The bug pinpointed the person on the floor layout. Angel examined the schematic and, without waiting for Viktor, took off running. One had torn apart her last partner; she wouldn’t give this one the chance.

She bolted out of the room and turned right, sprinting down the corridor. Another right turn. Her implants marked her location on the floor plan along with the person the bug was now tracking. She turned and took the next left, too fast, and careened off the wall. They would hear the pounding of her feet. She’d have to be careful.

Ahead, the corridor opened up into an empty room at the back of the warehouse. One of the windows had been taken out and lay resting against a plascrete pillar. That had to be the discard’s exit point. Her heart hammered in her chest. Her breath came short and fast.

She had one last fleeting glance at the layout and dived into the room.

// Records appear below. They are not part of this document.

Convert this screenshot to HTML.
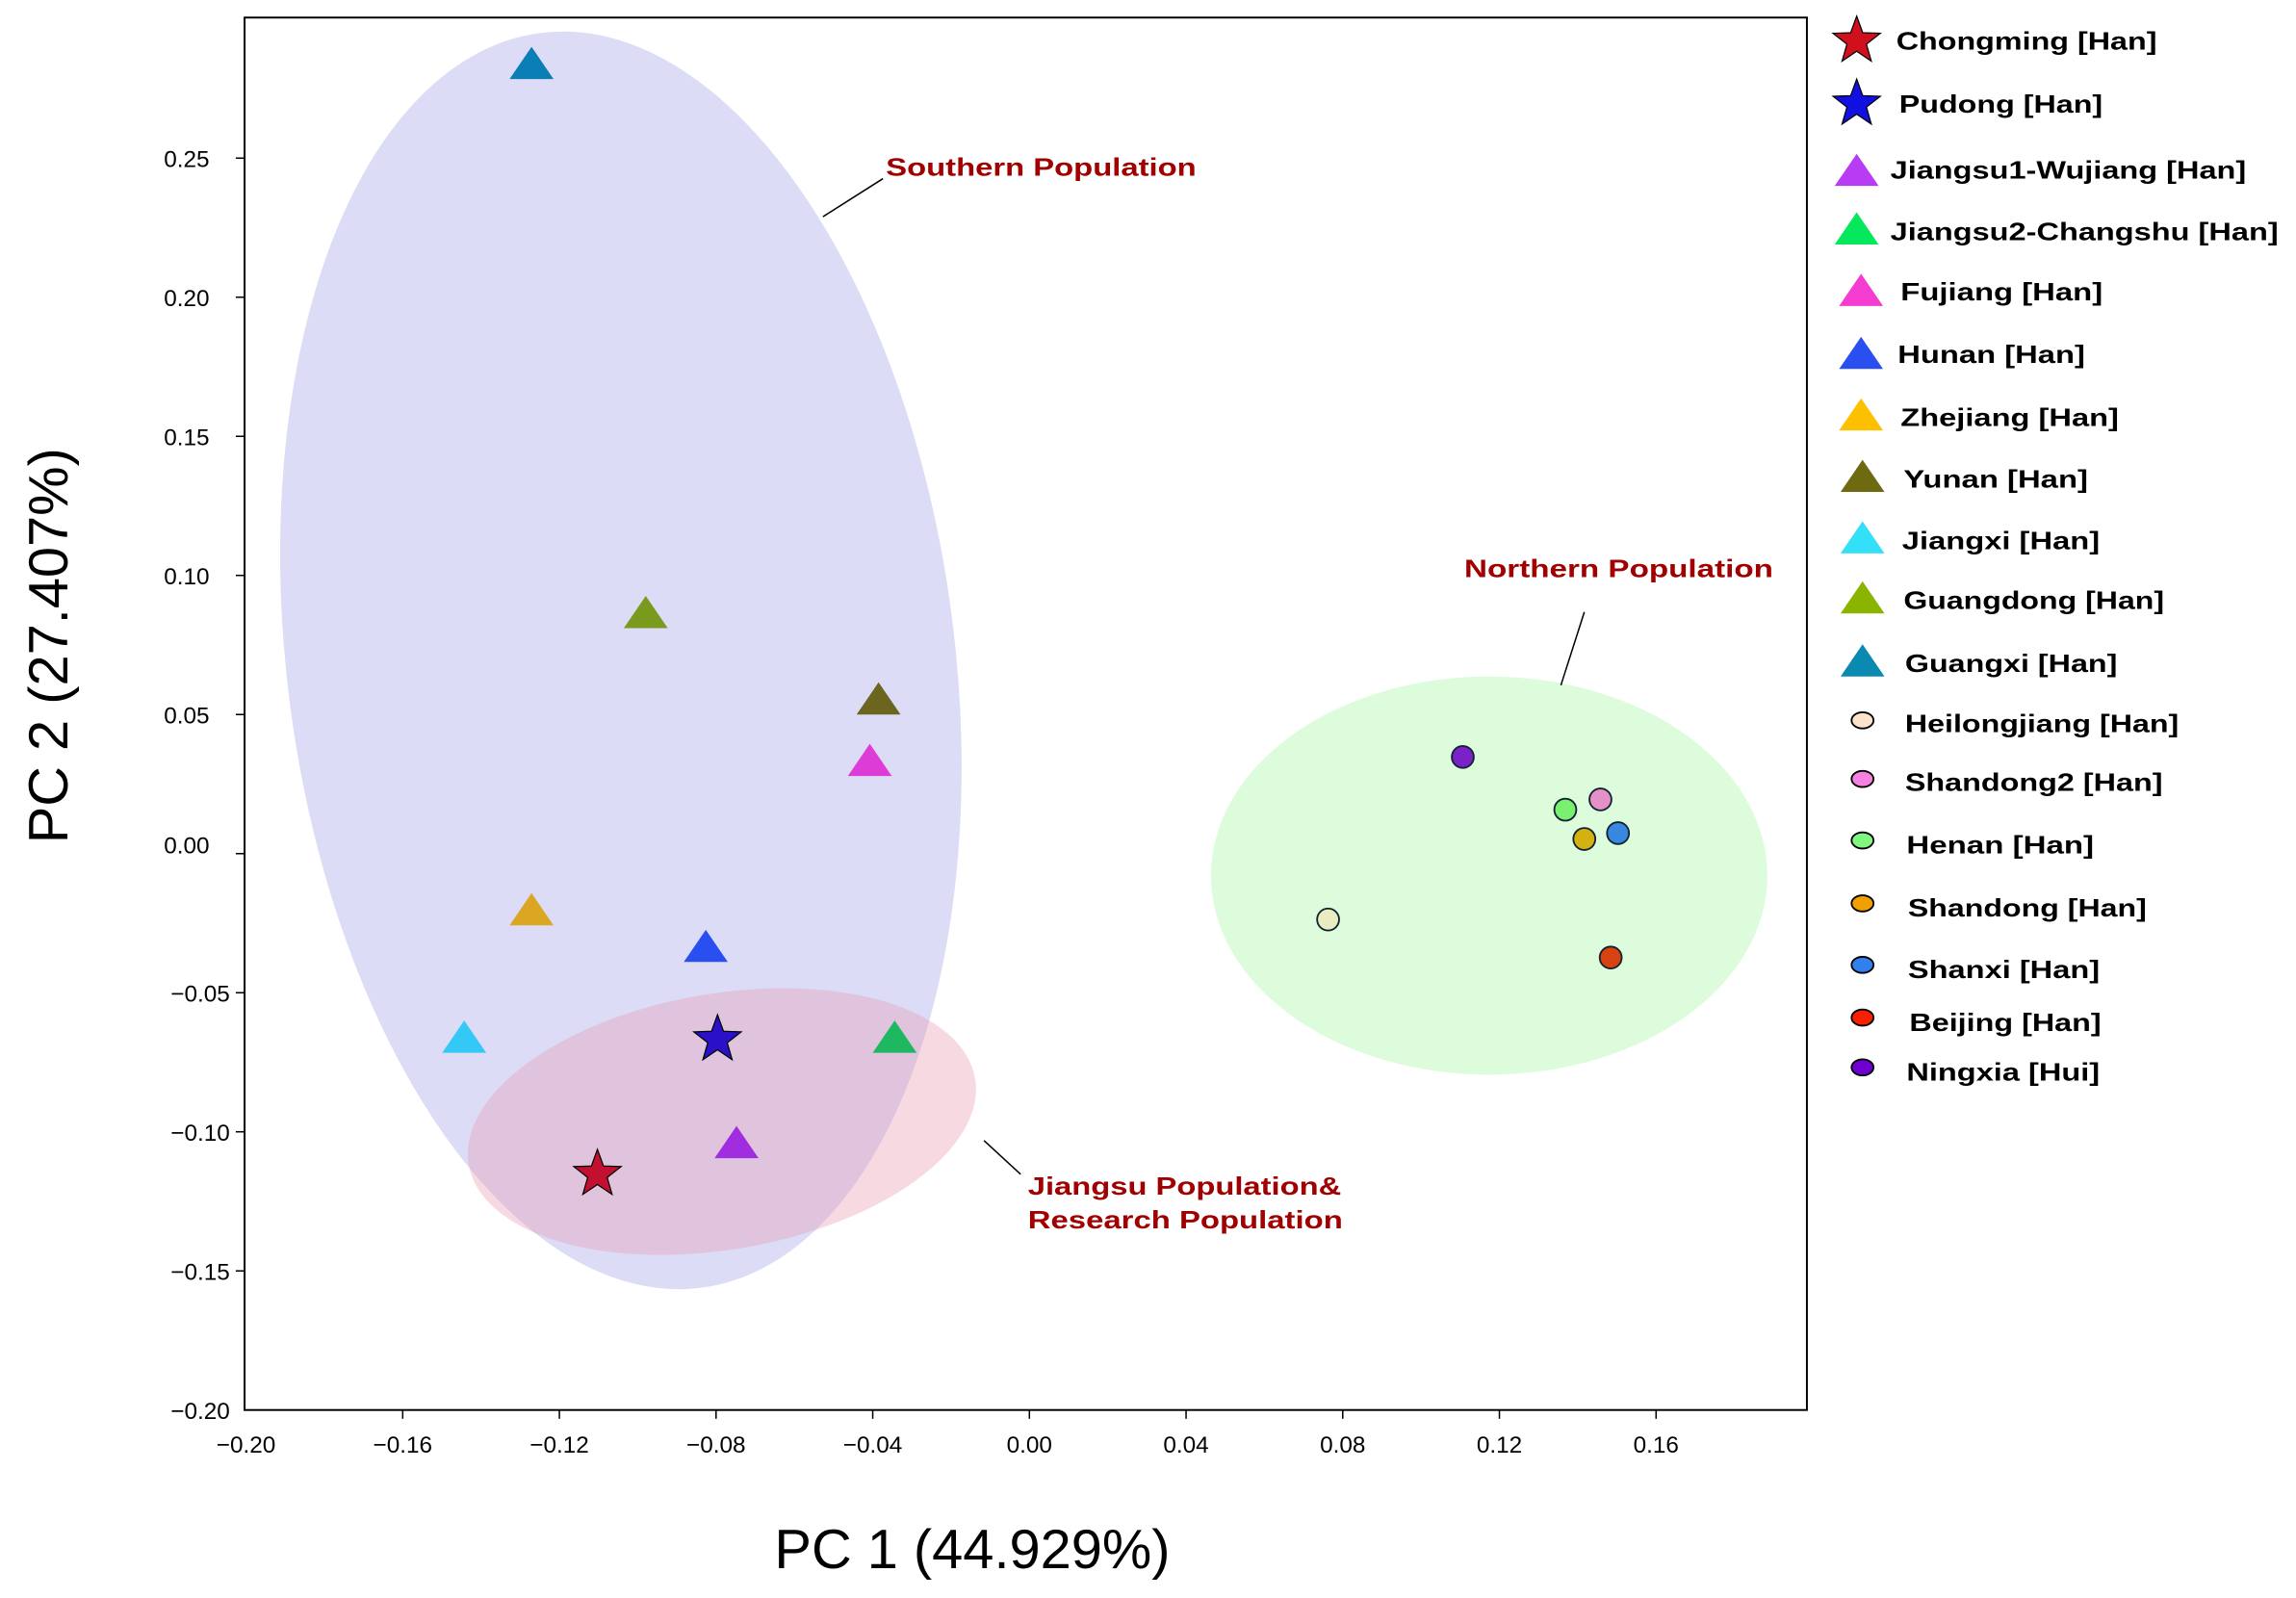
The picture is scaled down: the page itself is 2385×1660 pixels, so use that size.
<!DOCTYPE html>
<html><head><meta charset="utf-8"><style>
html,body{margin:0;padding:0;background:#fff}
svg{display:block}
text{font-family:"Liberation Sans",Arial,sans-serif}
.t{font-size:16px;fill:#000}
.lg{font-size:17px;font-weight:bold;fill:#000}
.an{font-size:17px;font-weight:bold;fill:#a00000}
</style></head><body>
<svg width="2385" height="1660" viewBox="0 0 1568 1091.4" xmlns="http://www.w3.org/2000/svg">
<defs>
<path id="star" d="M0,-17 L4.11,-5.66 16.17,-5.25 6.66,2.16 9.99,13.75 0,7 -9.99,13.75 -6.66,2.16 -16.17,-5.25 -4.11,-5.66 Z"/>
<path id="tri" d="M0,-11 L15,11 L-15,11 Z"/>
</defs>
<rect width="1568" height="1092" fill="#fff"/>
<ellipse cx="424" cy="451" rx="228" ry="432" transform="rotate(-7.3 424 451)" fill="#dcdcf7"/>
<ellipse cx="493" cy="766" rx="175.4" ry="87.4" transform="rotate(-9.65 493 766)" fill="rgb(232,150,170)" fill-opacity="0.35"/>
<ellipse cx="1017" cy="598" rx="190" ry="136" fill="#dcfcdc"/>
<rect x="167" y="12" width="1067" height="951" fill="none" stroke="#000" stroke-width="1.3"/>
<g stroke="#000" stroke-width="1">
<line x1="161" y1="108" x2="167" y2="108"/><line x1="161" y1="203" x2="167" y2="203"/>
<line x1="161" y1="298" x2="167" y2="298"/><line x1="161" y1="393" x2="167" y2="393"/>
<line x1="161" y1="488" x2="167" y2="488"/><line x1="161" y1="583" x2="167" y2="583"/>
<line x1="161" y1="678" x2="167" y2="678"/><line x1="161" y1="773" x2="167" y2="773"/>
<line x1="161" y1="868" x2="167" y2="868"/>
<line x1="275" y1="963" x2="275" y2="969"/><line x1="382" y1="963" x2="382" y2="969"/>
<line x1="489" y1="963" x2="489" y2="969"/><line x1="596" y1="963" x2="596" y2="969"/>
<line x1="703" y1="963" x2="703" y2="969"/><line x1="810" y1="963" x2="810" y2="969"/>
<line x1="917" y1="963" x2="917" y2="969"/><line x1="1024" y1="963" x2="1024" y2="969"/>
<line x1="1131" y1="963" x2="1131" y2="969"/>
</g>
<g class="t" text-anchor="end">
<text x="143" y="114">0.25</text><text x="143" y="209">0.20</text><text x="143" y="304">0.15</text>
<text x="143" y="399">0.10</text><text x="143" y="494">0.05</text><text x="143" y="583">0.00</text>
<text x="157" y="684">−0.05</text><text x="157" y="779">−0.10</text><text x="157" y="874">−0.15</text>
<text x="157" y="969">−0.20</text>
</g>
<g class="t" text-anchor="middle">
<text x="168" y="992">−0.20</text><text x="275" y="992">−0.16</text><text x="382" y="992">−0.12</text>
<text x="489" y="992">−0.08</text><text x="596" y="992">−0.04</text><text x="703" y="992">0.00</text>
<text x="810" y="992">0.04</text><text x="917" y="992">0.08</text><text x="1024" y="992">0.12</text>
<text x="1131" y="992">0.16</text>
</g>
<text x="664" y="1071" text-anchor="middle" font-size="38">PC 1 (44.929%)</text>
<text transform="translate(46 441) rotate(-90)" text-anchor="middle" font-size="38">PC 2 (27.407%)</text>
<g stroke="#000" stroke-width="1">
<line x1="562" y1="148" x2="603" y2="122"/>
<line x1="1082" y1="418" x2="1066" y2="468"/>
<line x1="672" y1="779" x2="697" y2="802"/>
</g>
<text class="an" x="605" y="120" textLength="212" lengthAdjust="spacingAndGlyphs">Southern Population</text>
<text class="an" x="1000" y="394" textLength="211" lengthAdjust="spacingAndGlyphs">Northern Population</text>
<text class="an" x="702" y="816" textLength="214" lengthAdjust="spacingAndGlyphs">Jiangsu Population&amp;</text>
<text class="an" x="702" y="839" textLength="215" lengthAdjust="spacingAndGlyphs">Research Population</text>
<use href="#tri" x="363" y="43" fill="#0a7fb5"/>
<use href="#tri" x="441" y="418" fill="#7a9a1e"/>
<use href="#tri" x="600" y="477" fill="#6b6520"/>
<use href="#tri" x="594" y="519" fill="#dd3dd6"/>
<use href="#tri" x="363" y="621" fill="#dba622"/>
<use href="#tri" x="482" y="646" fill="#2a4ff0"/>
<use href="#tri" x="317" y="708" fill="#33c8f5"/>
<use href="#tri" x="611" y="708" fill="#1db860"/>
<use href="#tri" x="503" y="780" fill="#a02ee0"/>
<use href="#star" x="490" y="710" fill="#2a11c8" stroke="#000" stroke-width="0.8"/>
<use href="#star" x="408" y="802" fill="#c2102f" stroke="#000" stroke-width="0.8"/>
<g stroke="#123" stroke-width="1.2">
<circle cx="999" cy="517" r="7.5" fill="#7b21c8"/>
<circle cx="1069" cy="553" r="7.5" fill="#78f070"/>
<circle cx="1093" cy="546" r="7.5" fill="#e690c8"/>
<circle cx="1105" cy="569" r="7.5" fill="#3888e0"/>
<circle cx="1082" cy="573" r="7.5" fill="#d4b010"/>
<circle cx="907" cy="628" r="7.5" fill="#e8ecc0"/>
<circle cx="1100" cy="654" r="7.5" fill="#d8420e"/>
</g>
<use href="#star" x="1268" y="28" fill="#d0101c" stroke="#000" stroke-width="0.8"/>
<use href="#star" x="1268" y="71" fill="#1010e0" stroke="#000" stroke-width="0.8"/>
<use href="#tri" x="1268" y="116" fill="#b83cf4"/>
<use href="#tri" x="1268" y="156" fill="#05e85c"/>
<use href="#tri" x="1271" y="198" fill="#f43cd0"/>
<use href="#tri" x="1271" y="241" fill="#2a4ff0"/>
<use href="#tri" x="1271" y="283" fill="#fcc000"/>
<use href="#tri" x="1272" y="325" fill="#6e6a10"/>
<use href="#tri" x="1272" y="367" fill="#33e0f8"/>
<use href="#tri" x="1272" y="408" fill="#8ab400"/>
<use href="#tri" x="1272" y="451" fill="#0a8ab0"/>
<g stroke="#000" stroke-width="1.2">
<ellipse cx="1272" cy="492" rx="7.5" ry="5.5" fill="#fde2cc"/>
<ellipse cx="1272" cy="532" rx="7.5" ry="5.5" fill="#f880e0"/>
<ellipse cx="1272" cy="574" rx="7.5" ry="5.5" fill="#80f880"/>
<ellipse cx="1272" cy="617" rx="7.5" ry="5.5" fill="#f0a000"/>
<ellipse cx="1272" cy="659" rx="7.5" ry="5.5" fill="#3080f0"/>
<ellipse cx="1272" cy="695" rx="7.5" ry="5.5" fill="#f82000"/>
<ellipse cx="1272" cy="729" rx="7.5" ry="5.5" fill="#7000d0"/>
</g>
<g class="lg">
<text x="1295" y="34" textLength="178" lengthAdjust="spacingAndGlyphs">Chongming [Han]</text>
<text x="1297" y="77" textLength="139" lengthAdjust="spacingAndGlyphs">Pudong [Han]</text>
<text x="1291" y="122" textLength="243" lengthAdjust="spacingAndGlyphs">Jiangsu1-Wujiang [Han]</text>
<text x="1291" y="164" textLength="265" lengthAdjust="spacingAndGlyphs">Jiangsu2-Changshu [Han]</text>
<text x="1298" y="205" textLength="138" lengthAdjust="spacingAndGlyphs">Fujiang [Han]</text>
<text x="1296" y="248" textLength="128" lengthAdjust="spacingAndGlyphs">Hunan [Han]</text>
<text x="1298" y="291" textLength="149" lengthAdjust="spacingAndGlyphs">Zhejiang [Han]</text>
<text x="1300" y="333" textLength="126" lengthAdjust="spacingAndGlyphs">Yunan [Han]</text>
<text x="1299" y="375" textLength="135" lengthAdjust="spacingAndGlyphs">Jiangxi [Han]</text>
<text x="1300" y="416" textLength="178" lengthAdjust="spacingAndGlyphs">Guangdong [Han]</text>
<text x="1301" y="459" textLength="145" lengthAdjust="spacingAndGlyphs">Guangxi [Han]</text>
<text x="1301" y="500" textLength="187" lengthAdjust="spacingAndGlyphs">Heilongjiang [Han]</text>
<text x="1301" y="540" textLength="176" lengthAdjust="spacingAndGlyphs">Shandong2 [Han]</text>
<text x="1302" y="583" textLength="128" lengthAdjust="spacingAndGlyphs">Henan [Han]</text>
<text x="1303" y="626" textLength="163" lengthAdjust="spacingAndGlyphs">Shandong [Han]</text>
<text x="1303" y="668" textLength="131" lengthAdjust="spacingAndGlyphs">Shanxi [Han]</text>
<text x="1304" y="704" textLength="131" lengthAdjust="spacingAndGlyphs">Beijing [Han]</text>
<text x="1302" y="738" textLength="132" lengthAdjust="spacingAndGlyphs">Ningxia [Hui]</text>
</g>
</svg>
</body></html>
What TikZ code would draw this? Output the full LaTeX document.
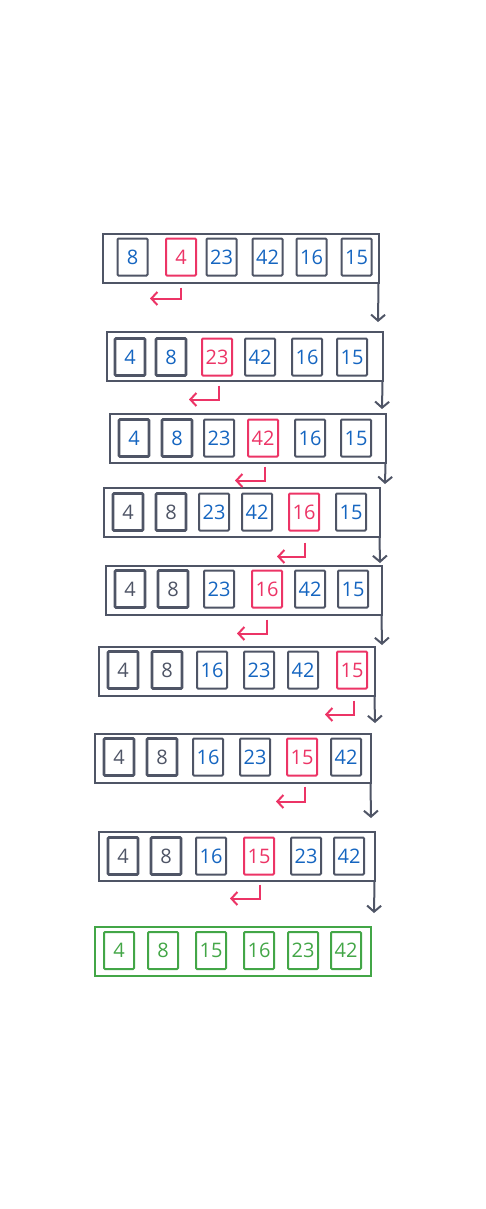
\documentclass[tikz,border=0pt]{standalone}
\usepackage{fontspec}
\setmainfont{Open Sans}
\usetikzlibrary{arrows.meta}
\definecolor{ink}{HTML}{4F5566}
\definecolor{numblue}{HTML}{1565C0}
\definecolor{hot}{HTML}{EC3466}
\definecolor{done}{HTML}{43A647}
\tikzset{
  cell/.style={draw=ink, line width=2pt, minimum width=30pt, minimum height=37pt, inner sep=0pt,
    font=\fontsize{20}{20}\selectfont, rounded corners=1pt},
  sorted/.style={line width=2.8pt},
  plain/.style={},
  hotcell/.style={draw=hot},
  greencell/.style={draw=done},
  outer/.style={draw=ink, line width=2pt, minimum width=276pt, minimum height=49pt, inner sep=0pt},
  garrow/.style={draw=ink, line width=2pt, -{Straight Barb[length=6pt,width=14pt,line width=2pt]}},
  rarrow/.style={draw=hot, line width=2pt, -{Straight Barb[length=6pt,width=13pt,line width=2pt]}},
}
\begin{document}
\begin{tikzpicture}[x=1pt,y=-1pt]
\useasboundingbox (0,0) rectangle (485,1209);
% row 1
\node[outer] (r1o) at (240.5,258) {};
\foreach \n/\cx/\t/\c/\s in {1/132.5/8/numblue/plain,2/181/4/hot/hotcell,3/221.5/23/numblue/plain,4/267.5/42/numblue/plain,5/311.5/16/numblue/plain,6/356.5/15/numblue/plain}
  \node[cell,\s,text=\c] (r1c\n) at (\cx,257) {\t};
% row 2
\node[outer] (r2o) at (244.5,356) {};
\foreach \n/\cx/\t/\c/\s in {1/130/4/numblue/sorted,2/171/8/numblue/sorted,3/217/23/hot/hotcell,4/260/42/numblue/plain,5/307/16/numblue/plain,6/352/15/numblue/plain}
  \node[cell,\s,text=\c] (r2c\n) at (\cx,357) {\t};
% row 3
\node[outer] (r3o) at (247.5,438) {};
\foreach \n/\cx/\t/\c/\s in {1/134/4/numblue/sorted,2/177/8/numblue/sorted,3/219/23/numblue/plain,4/263/42/hot/hotcell,5/310/16/numblue/plain,6/356/15/numblue/plain}
  \node[cell,\s,text=\c] (r3c\n) at (\cx,438) {\t};
% row 4
\node[outer] (r4o) at (241.5,512) {};
\foreach \n/\cx/\t/\c/\s in {1/128/4/ink/sorted,2/171/8/ink/sorted,3/214/23/numblue/plain,4/257/42/numblue/plain,5/304/16/hot/hotcell,6/351/15/numblue/plain}
  \node[cell,\s,text=\c] (r4c\n) at (\cx,512) {\t};
% row 5
\node[outer] (r5o) at (243.5,590) {};
\foreach \n/\cx/\t/\c/\s in {1/130/4/ink/sorted,2/173/8/ink/sorted,3/219/23/numblue/plain,4/267/16/hot/hotcell,5/310/42/numblue/plain,6/353/15/numblue/plain}
  \node[cell,\s,text=\c] (r5c\n) at (\cx,589) {\t};
% row 6
\node[outer] (r6o) at (236.5,671) {};
\foreach \n/\cx/\t/\c/\s in {1/123/4/ink/sorted,2/167/8/ink/sorted,3/212/16/numblue/plain,4/259/23/numblue/plain,5/303/42/numblue/plain,6/352/15/hot/hotcell}
  \node[cell,\s,text=\c] (r6c\n) at (\cx,670) {\t};
% row 7
\node[outer] (r7o) at (232.5,758) {};
\foreach \n/\cx/\t/\c/\s in {1/119/4/ink/sorted,2/162/8/ink/sorted,3/208/16/numblue/plain,4/255/23/numblue/plain,5/302/15/hot/hotcell,6/346/42/numblue/plain}
  \node[cell,\s,text=\c] (r7c\n) at (\cx,757) {\t};
% row 8
\node[outer] (r8o) at (236.5,856) {};
\foreach \n/\cx/\t/\c/\s in {1/123/4/ink/sorted,2/166/8/ink/sorted,3/211/16/numblue/plain,4/259/15/hot/hotcell,5/306/23/numblue/plain,6/349/42/numblue/plain}
  \node[cell,\s,text=\c] (r8c\n) at (\cx,856) {\t};
% row 9 (sorted)
\node[outer,draw=done] (r9o) at (232.5,951) {};
\foreach \n/\cx/\t in {1/119/4,2/163/8,3/211/15,4/259/16,5/303/23,6/346/42}
  \node[cell,greencell,text=done] (r9c\n) at (\cx,950.5) {\t};
% gray flow arrows
\coordinate (g1) at (378,322);
\coordinate (g2) at (382,409);
\coordinate (g3) at (385,484);
\coordinate (g4) at (380,563);
\coordinate (g5) at (382,645);
\coordinate (g6) at (375,723);
\coordinate (g7) at (371,818);
\coordinate (g8) at (374,913);
\draw[garrow] ([xshift=-1pt]r1o.south east) -- (g1);
\draw[garrow] ([xshift=-1pt]r2o.south east) -- (g2);
\draw[garrow] ([xshift=-1pt]r3o.south east) -- (g3);
\draw[garrow] ([xshift=-1pt]r4o.south east) -- (g4);
\draw[garrow] ([xshift=-1pt]r5o.south east) -- (g5);
\draw[garrow] ([xshift=-1pt]r6o.south east) -- (g6);
\draw[garrow] ([xshift=-1pt]r7o.south east) -- (g7);
\draw[garrow] ([xshift=-1pt]r8o.south east) -- (g8);
% red insertion arrows
\draw[rarrow] ([yshift=-11pt]r1c2.south) -- ++(0,11) -- ++(-31,0);
\draw[rarrow] ([xshift=2pt,yshift=-9pt]r2c3.south) -- ++(0,14) -- ++(-30,0);
\draw[rarrow] ([xshift=2pt,yshift=-9pt]r3c4.south) -- ++(0,14) -- ++(-30,0);
\draw[rarrow] ([xshift=1pt,yshift=-11pt]r4c5.south) -- ++(0,14) -- ++(-28,0);
\draw[rarrow] ([yshift=-11pt]r5c4.south) -- ++(0,14) -- ++(-30,0);
\draw[rarrow] ([xshift=2pt,yshift=-11pt]r6c6.south) -- ++(0,14) -- ++(-29,0);
\draw[rarrow] ([xshift=3pt,yshift=-10pt]r7c5.south) -- ++(0,15) -- ++(-29,0);
\draw[rarrow] ([xshift=1pt,yshift=-9pt]r8c4.south) -- ++(0,14) -- ++(-30,0);
\end{tikzpicture}
\end{document}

She slid across the floor on her side, raising clouds of dust, hand-cannon aiming where the bug said the discard should be.

The muzzle flashed as she squeezed off round after round. Her high-explosive shots came first. Detonations thundered. The remaining windows shattered, glass flying outward. Chips of plascrete flew around her, dislodged by return fire from her target. Angel continued firing.

There. Her augmented vision darkened to soften the blasts of light, but a figure moved across the room. Angel rolled to her stomach, in the same motion switching to homing-flechette rounds and spraying the area.